The company is also mulling shutting down its printing arm in order to cut costs and to print a weekly edition instead of the daily which would be turned into a fully online-digital unit, but has put this option on hold, thus saving the printing workforce from unemployment.

However, we were told a decision is imminent from the management on the move to digital while it may reduce the number of print for its newsprint versions.

The paper recently opted for a consolidation exercise, in which it revived its weekend paper in an effort to gain more traction and online advertising sales. The weekend edition is in the e-paper format.
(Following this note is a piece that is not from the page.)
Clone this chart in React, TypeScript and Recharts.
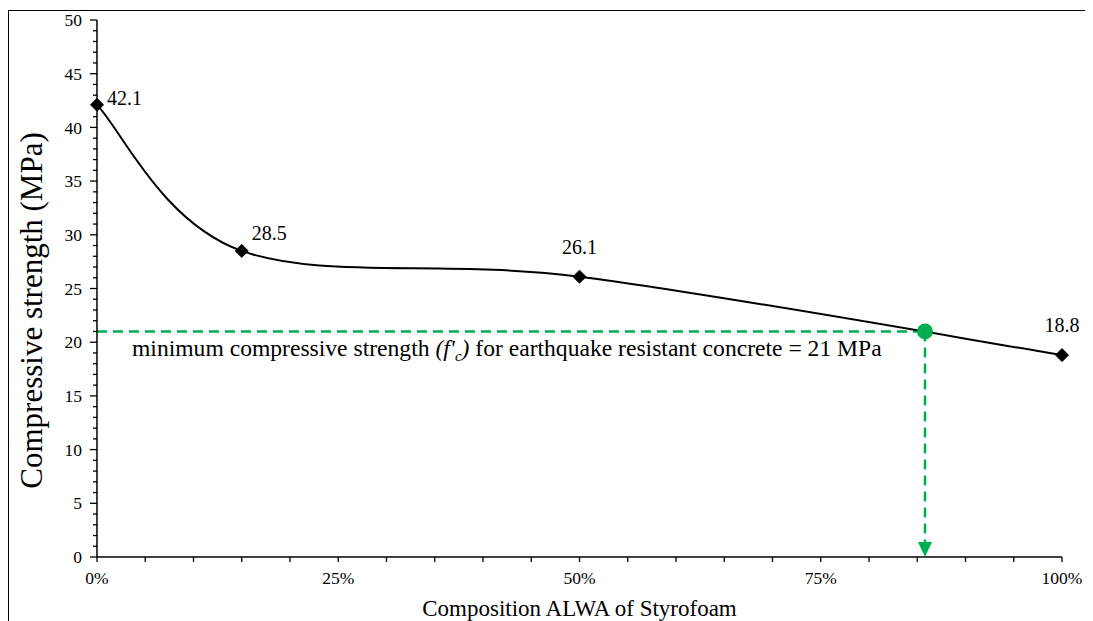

The Sun has an online following of around 15,000 (daily unique visitors).
It is apparently still publishing over 300,000 copies but it does not have print publication during public holidays as part of cost cutting measures introduced earlier this year.

Malay Mail cost cutting

The Malay Mail, one of the oldest title in the market which celebrated its 121st anniversary in December last year, is currently undergoing a cost cutting exercise with a merger of its online section with the print section.

However, there are talks that the paper will soon cut its print operations completely and use its printing establishment to outsource for printing jobs.

The company did not replace some of the high-profile editors who recently left the establishment for greener pastures or simply retired, thus saving on the recruitment of new staffers.

It has also adopted a policy of no recruitment for any of the current staff members who’d leave the company.

The new leadership now the responsibility to make it or break it, WFTV was told. The company has a new ‘digital marketeer’ who is responsible for the entire online and print divisions advertising arm.

But with advertising drying up almost completely these days, it is hard to see where the paper is heading next unless it presses on with further cuts in the circulation department (if it closes its print division soon) and in other segments of the newspaper.

The other business daily clinging on

There are also persistent rumours that the other business daily, The Malaysian Reserve, is mulling a voluntary separation scheme. But it has already started a tightening of its belt, imposing strict cost cutting in the process.

There are also talks of the newspaper looking for an elusive buyer, however, talks on the street are that the paper has a very steep selling price.

The newspaper comes with The New York Times Asia edition which is inserted into the newsprint daily version, it has revamped its website recently making it more interactive and has a ‘video’ division.

But it is the direction of the paper in generating sufficient revenue in these times of slow ads that will make it or break it, WFTV was told.